TASK: Set the listing down again exactly, please, apart from its pictures.

PROVIDED MATERIAL:
'''

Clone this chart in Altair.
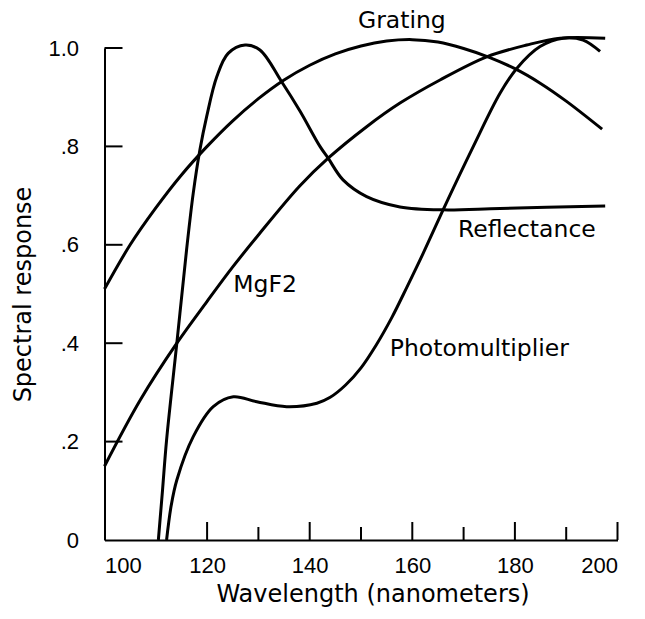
import altair as alt
import pandas as pd

# ---- data ----
grating_x = [100, 105, 110, 115, 120, 125, 130, 135, 140, 145, 150, 155, 160, 165, 170, 175, 180, 185, 190, 197]
grating_y = [0.51, 0.60, 0.675, 0.742, 0.80, 0.852, 0.897, 0.935, 0.965, 0.988, 1.004, 1.014, 1.017, 1.012, 0.999, 0.981, 0.958, 0.928, 0.892, 0.835]

refl_x = [110.5, 111.3, 112.1, 114.1, 116.0, 117.3, 118.6, 119.9, 121.9, 124.1, 127.4, 130.3, 134.5, 138.1, 142.0, 143.6, 146.5, 151.1, 157.6, 166.0, 177.1, 197.6]
refl_y = [0.0, 0.1, 0.203, 0.40, 0.59, 0.705, 0.793, 0.86, 0.942, 0.989, 1.006, 0.996, 0.932, 0.872, 0.80, 0.776, 0.732, 0.698, 0.677, 0.671, 0.674, 0.679]

mgf2_x = [100, 107, 114.1, 120, 125, 130, 138.1, 143.6, 151.1, 157.6, 165.4, 174.5, 182.3, 188.8, 197.6]
mgf2_y = [0.15, 0.285, 0.40, 0.485, 0.555, 0.62, 0.72, 0.776, 0.84, 0.888, 0.935, 0.982, 1.006, 1.02, 1.02]

pmt_x = [112.1, 113.0, 114.1, 117.3, 121.2, 125.1, 129.7, 135.5, 141.4, 144, 147, 150, 153, 156, 159, 162, 166.0, 171.9, 177.1, 180.4, 184.9, 189.4, 193.3, 196.6]
pmt_y = [0.0, 0.07, 0.122, 0.21, 0.271, 0.291, 0.281, 0.271, 0.278, 0.29, 0.315, 0.35, 0.397, 0.452, 0.515, 0.58, 0.671, 0.80, 0.908, 0.959, 1.003, 1.02, 1.016, 0.993]

label_text = ["Grating", "Reflectance", "MgF2", "Photomultiplier"]
label_x = [149.4, 168.9, 125.1, 155.6]
label_y = [1.040, 0.6165, 0.505, 0.375]

xtick_labels = [100, 120, 140, 160, 180, 200]
xtick_major = [120, 140, 160, 180, 200]
xtick_minor = [130, 150, 170, 190]
ytick_values = [0, 0.2, 0.4, 0.6, 0.8, 1.0]
ytick_labels = ["0", ".2", ".4", ".6", ".8", "1.0"]

# ---- build tables ----
rows = []
for name, xs, ys in [("Grating", grating_x, grating_y), ("Reflectance", refl_x, refl_y),
                     ("MgF2", mgf2_x, mgf2_y), ("Photomultiplier", pmt_x, pmt_y)]:
    for i, (a, b) in enumerate(zip(xs, ys)):
        rows.append({"series": name, "x": a, "y": b, "order": i})
curves = pd.DataFrame(rows)
labels = pd.DataFrame({"label": label_text, "x": label_x, "y": label_y})
xt_major = pd.DataFrame({"x": xtick_major})
xt_minor = pd.DataFrame({"x": xtick_minor})
yt = pd.DataFrame({"y": [v for v in ytick_values if v > 0]})

W, H = 513, 492
TICK_FONT = "Liberation Sans"
TEXT_FONT = "DejaVu Sans"

label_expr = "''"
for v, t in zip(ytick_values, ytick_labels):
    label_expr = f"abs(datum.value - {v}) < 1e-6 ? '{t}' : ({label_expr})"

xscale = alt.Scale(domain=[100, 200], nice=False, zero=False)
yscale = alt.Scale(domain=[0, 1.0], nice=False)

xaxis = alt.Axis(values=xtick_labels, ticks=False, tickSize=0, grid=False,
                 domainColor="black", domainWidth=2,
                 labelFont=TICK_FONT, labelFontSize=22, labelColor="black", labelPadding=15,
                 title="Wavelength (nanometers)", titleFont=TEXT_FONT, titleFontSize=24,
                 titleFontWeight="normal", titleColor="black",
                 titleX=268, titleY=61, titleAlign="center", titleBaseline="alphabetic")
yaxis = alt.Axis(values=ytick_values, labelExpr=label_expr, ticks=False, tickSize=0, grid=False,
                 domainColor="black", domainWidth=2,
                 labelFont=TICK_FONT, labelFontSize=22, labelColor="black", labelPadding=26,
                 title="Spectral response", titleFont=TEXT_FONT, titleFontSize=24,
                 titleFontWeight="normal", titleColor="black", titleAngle=270,
                 titleX=-74.5, titleY=246, titleAlign="center", titleBaseline="alphabetic")

lines = alt.Chart(curves).mark_line(color="black", strokeWidth=3, interpolate="catmull-rom").encode(
    x=alt.X("x:Q", scale=xscale, axis=xaxis),
    y=alt.Y("y:Q", scale=yscale, axis=yaxis),
    detail="series:N",
    order="order:Q",
)

texts = alt.Chart(labels).mark_text(font=TEXT_FONT, fontSize=23.5, color="black",
                                    align="left", baseline="alphabetic").encode(
    x=alt.X("x:Q", scale=xscale),
    y=alt.Y("y:Q", scale=yscale),
    text="label:N",
)

xmaj = alt.Chart(xt_major).mark_rule(color="black", strokeWidth=2).encode(
    x=alt.X("x:Q", scale=xscale), y=alt.value(H), y2=alt.value(H - 18))
xmin = alt.Chart(xt_minor).mark_rule(color="black", strokeWidth=2).encode(
    x=alt.X("x:Q", scale=xscale), y=alt.value(H), y2=alt.value(H - 13))
yticks = alt.Chart(yt).mark_rule(color="black", strokeWidth=2).encode(
    y=alt.Y("y:Q", scale=yscale), x=alt.value(0), x2=alt.value(18))

chart = alt.layer(lines, xmaj, xmin, yticks, texts).properties(
    width=W, height=H,
    autosize=alt.AutoSizeParams(type="none"),
    padding={"left": 104.5, "top": 48, "right": 27.5, "bottom": 79},
    background="white",
).configure_view(stroke=None)

chart.save("out.html", embed_options={"renderer": "svg", "actions": False})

'''

REPLY TO THE TASK:
Clone this chart in Altair.
import altair as alt
import pandas as pd

# ---- data ----
grating_x = [100, 105, 110, 115, 120, 125, 130, 135, 140, 145, 150, 155, 160, 165, 170, 175, 180, 185, 190, 197]
grating_y = [0.51, 0.60, 0.675, 0.742, 0.80, 0.852, 0.897, 0.935, 0.965, 0.988, 1.004, 1.014, 1.017, 1.012, 0.999, 0.981, 0.958, 0.928, 0.892, 0.835]

refl_x = [110.5, 111.3, 112.1, 114.1, 116.0, 117.3, 118.6, 119.9, 121.9, 124.1, 127.4, 130.3, 134.5, 138.1, 142.0, 143.6, 146.5, 151.1, 157.6, 166.0, 177.1, 197.6]
refl_y = [0.0, 0.1, 0.203, 0.40, 0.59, 0.705, 0.793, 0.86, 0.942, 0.989, 1.006, 0.996, 0.932, 0.872, 0.80, 0.776, 0.732, 0.698, 0.677, 0.671, 0.674, 0.679]

mgf2_x = [100, 107, 114.1, 120, 125, 130, 138.1, 143.6, 151.1, 157.6, 165.4, 174.5, 182.3, 188.8, 197.6]
mgf2_y = [0.15, 0.285, 0.40, 0.485, 0.555, 0.62, 0.72, 0.776, 0.84, 0.888, 0.935, 0.982, 1.006, 1.02, 1.02]

pmt_x = [112.1, 113.0, 114.1, 117.3, 121.2, 125.1, 129.7, 135.5, 141.4, 144, 147, 150, 153, 156, 159, 162, 166.0, 171.9, 177.1, 180.4, 184.9, 189.4, 193.3, 196.6]
pmt_y = [0.0, 0.07, 0.122, 0.21, 0.271, 0.291, 0.281, 0.271, 0.278, 0.29, 0.315, 0.35, 0.397, 0.452, 0.515, 0.58, 0.671, 0.80, 0.908, 0.959, 1.003, 1.02, 1.016, 0.993]

label_text = ["Grating", "Reflectance", "MgF2", "Photomultiplier"]
label_x = [149.4, 168.9, 125.1, 155.6]
label_y = [1.040, 0.6165, 0.505, 0.375]

xtick_labels = [100, 120, 140, 160, 180, 200]
xtick_major = [120, 140, 160, 180, 200]
xtick_minor = [130, 150, 170, 190]
ytick_values = [0, 0.2, 0.4, 0.6, 0.8, 1.0]
ytick_labels = ["0", ".2", ".4", ".6", ".8", "1.0"]

# ---- build tables ----
rows = []
for name, xs, ys in [("Grating", grating_x, grating_y), ("Reflectance", refl_x, refl_y),
                     ("MgF2", mgf2_x, mgf2_y), ("Photomultiplier", pmt_x, pmt_y)]:
    for i, (a, b) in enumerate(zip(xs, ys)):
        rows.append({"series": name, "x": a, "y": b, "order": i})
curves = pd.DataFrame(rows)
labels = pd.DataFrame({"label": label_text, "x": label_x, "y": label_y})
xt_major = pd.DataFrame({"x": xtick_major})
xt_minor = pd.DataFrame({"x": xtick_minor})
yt = pd.DataFrame({"y": [v for v in ytick_values if v > 0]})

W, H = 513, 492
TICK_FONT = "Liberation Sans"
TEXT_FONT = "DejaVu Sans"

label_expr = "''"
for v, t in zip(ytick_values, ytick_labels):
    label_expr = f"abs(datum.value - {v}) < 1e-6 ? '{t}' : ({label_expr})"

xscale = alt.Scale(domain=[100, 200], nice=False, zero=False)
yscale = alt.Scale(domain=[0, 1.0], nice=False)

xaxis = alt.Axis(values=xtick_labels, ticks=False, tickSize=0, grid=False,
                 domainColor="black", domainWidth=2,
                 labelFont=TICK_FONT, labelFontSize=22, labelColor="black", labelPadding=15,
                 title="Wavelength (nanometers)", titleFont=TEXT_FONT, titleFontSize=24,
                 titleFontWeight="normal", titleColor="black",
                 titleX=268, titleY=61, titleAlign="center", titleBaseline="alphabetic")
yaxis = alt.Axis(values=ytick_values, labelExpr=label_expr, ticks=False, tickSize=0, grid=False,
                 domainColor="black", domainWidth=2,
                 labelFont=TICK_FONT, labelFontSize=22, labelColor="black", labelPadding=26,
                 title="Spectral response", titleFont=TEXT_FONT, titleFontSize=24,
                 titleFontWeight="normal", titleColor="black", titleAngle=270,
                 titleX=-74.5, titleY=246, titleAlign="center", titleBaseline="alphabetic")

lines = alt.Chart(curves).mark_line(color="black", strokeWidth=3, interpolate="catmull-rom").encode(
    x=alt.X("x:Q", scale=xscale, axis=xaxis),
    y=alt.Y("y:Q", scale=yscale, axis=yaxis),
    detail="series:N",
    order="order:Q",
)

texts = alt.Chart(labels).mark_text(font=TEXT_FONT, fontSize=23.5, color="black",
                                    align="left", baseline="alphabetic").encode(
    x=alt.X("x:Q", scale=xscale),
    y=alt.Y("y:Q", scale=yscale),
    text="label:N",
)

xmaj = alt.Chart(xt_major).mark_rule(color="black", strokeWidth=2).encode(
    x=alt.X("x:Q", scale=xscale), y=alt.value(H), y2=alt.value(H - 18))
xmin = alt.Chart(xt_minor).mark_rule(color="black", strokeWidth=2).encode(
    x=alt.X("x:Q", scale=xscale), y=alt.value(H), y2=alt.value(H - 13))
yticks = alt.Chart(yt).mark_rule(color="black", strokeWidth=2).encode(
    y=alt.Y("y:Q", scale=yscale), x=alt.value(0), x2=alt.value(18))

chart = alt.layer(lines, xmaj, xmin, yticks, texts).properties(
    width=W, height=H,
    autosize=alt.AutoSizeParams(type="none"),
    padding={"left": 104.5, "top": 48, "right": 27.5, "bottom": 79},
    background="white",
).configure_view(stroke=None)

chart.save("out.html", embed_options={"renderer": "svg", "actions": False})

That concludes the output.